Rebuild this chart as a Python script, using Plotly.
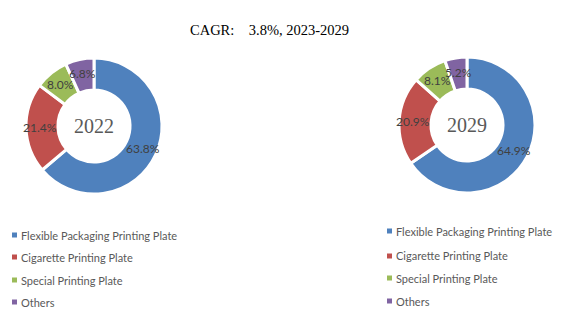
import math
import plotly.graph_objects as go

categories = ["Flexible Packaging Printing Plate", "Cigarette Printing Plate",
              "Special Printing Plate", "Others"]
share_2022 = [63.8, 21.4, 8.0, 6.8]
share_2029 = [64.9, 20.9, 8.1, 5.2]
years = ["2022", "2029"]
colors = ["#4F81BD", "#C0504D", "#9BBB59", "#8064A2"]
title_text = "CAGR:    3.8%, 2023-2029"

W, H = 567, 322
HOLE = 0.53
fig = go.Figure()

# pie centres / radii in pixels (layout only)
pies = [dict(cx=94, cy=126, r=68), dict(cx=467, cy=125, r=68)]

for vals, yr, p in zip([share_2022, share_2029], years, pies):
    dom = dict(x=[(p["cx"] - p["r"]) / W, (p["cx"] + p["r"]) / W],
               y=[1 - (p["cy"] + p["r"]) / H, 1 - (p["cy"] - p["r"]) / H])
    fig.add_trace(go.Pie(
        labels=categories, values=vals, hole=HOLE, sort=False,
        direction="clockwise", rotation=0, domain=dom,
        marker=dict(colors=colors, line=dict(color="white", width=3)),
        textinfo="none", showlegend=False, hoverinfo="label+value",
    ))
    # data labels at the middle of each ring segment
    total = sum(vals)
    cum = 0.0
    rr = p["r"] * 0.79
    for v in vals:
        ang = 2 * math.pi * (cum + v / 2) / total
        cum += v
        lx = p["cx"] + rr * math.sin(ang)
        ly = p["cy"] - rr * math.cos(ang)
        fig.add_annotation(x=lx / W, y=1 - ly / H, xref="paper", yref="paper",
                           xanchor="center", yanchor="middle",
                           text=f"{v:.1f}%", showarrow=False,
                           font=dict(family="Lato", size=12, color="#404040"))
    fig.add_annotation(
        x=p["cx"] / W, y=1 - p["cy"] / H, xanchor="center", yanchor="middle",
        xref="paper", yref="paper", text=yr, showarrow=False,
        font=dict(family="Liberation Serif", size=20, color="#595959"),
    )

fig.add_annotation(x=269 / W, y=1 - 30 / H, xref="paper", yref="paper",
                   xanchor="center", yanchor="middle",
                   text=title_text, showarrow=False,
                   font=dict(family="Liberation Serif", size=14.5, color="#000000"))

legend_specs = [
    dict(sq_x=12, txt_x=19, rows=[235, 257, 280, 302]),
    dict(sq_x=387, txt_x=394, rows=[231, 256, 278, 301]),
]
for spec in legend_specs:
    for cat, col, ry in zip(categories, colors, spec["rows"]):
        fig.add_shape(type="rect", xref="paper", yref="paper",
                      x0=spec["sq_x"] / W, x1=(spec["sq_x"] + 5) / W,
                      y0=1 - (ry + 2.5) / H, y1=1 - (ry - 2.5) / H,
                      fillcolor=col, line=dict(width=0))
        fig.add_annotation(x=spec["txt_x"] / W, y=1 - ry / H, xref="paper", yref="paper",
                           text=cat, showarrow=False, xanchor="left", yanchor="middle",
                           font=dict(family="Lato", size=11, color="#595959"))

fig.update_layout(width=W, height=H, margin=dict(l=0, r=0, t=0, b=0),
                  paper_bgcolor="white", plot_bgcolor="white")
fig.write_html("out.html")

--*--

Problem details: Leave out the pictures and restate, word for word, the lines from the top of the data through the line containing "fig = go.Figure()", both included.

Task solution:
Rebuild this chart as a Python script, using Plotly.
import math
import plotly.graph_objects as go

categories = ["Flexible Packaging Printing Plate", "Cigarette Printing Plate",
              "Special Printing Plate", "Others"]
share_2022 = [63.8, 21.4, 8.0, 6.8]
share_2029 = [64.9, 20.9, 8.1, 5.2]
years = ["2022", "2029"]
colors = ["#4F81BD", "#C0504D", "#9BBB59", "#8064A2"]
title_text = "CAGR:    3.8%, 2023-2029"

W, H = 567, 322
HOLE = 0.53
fig = go.Figure()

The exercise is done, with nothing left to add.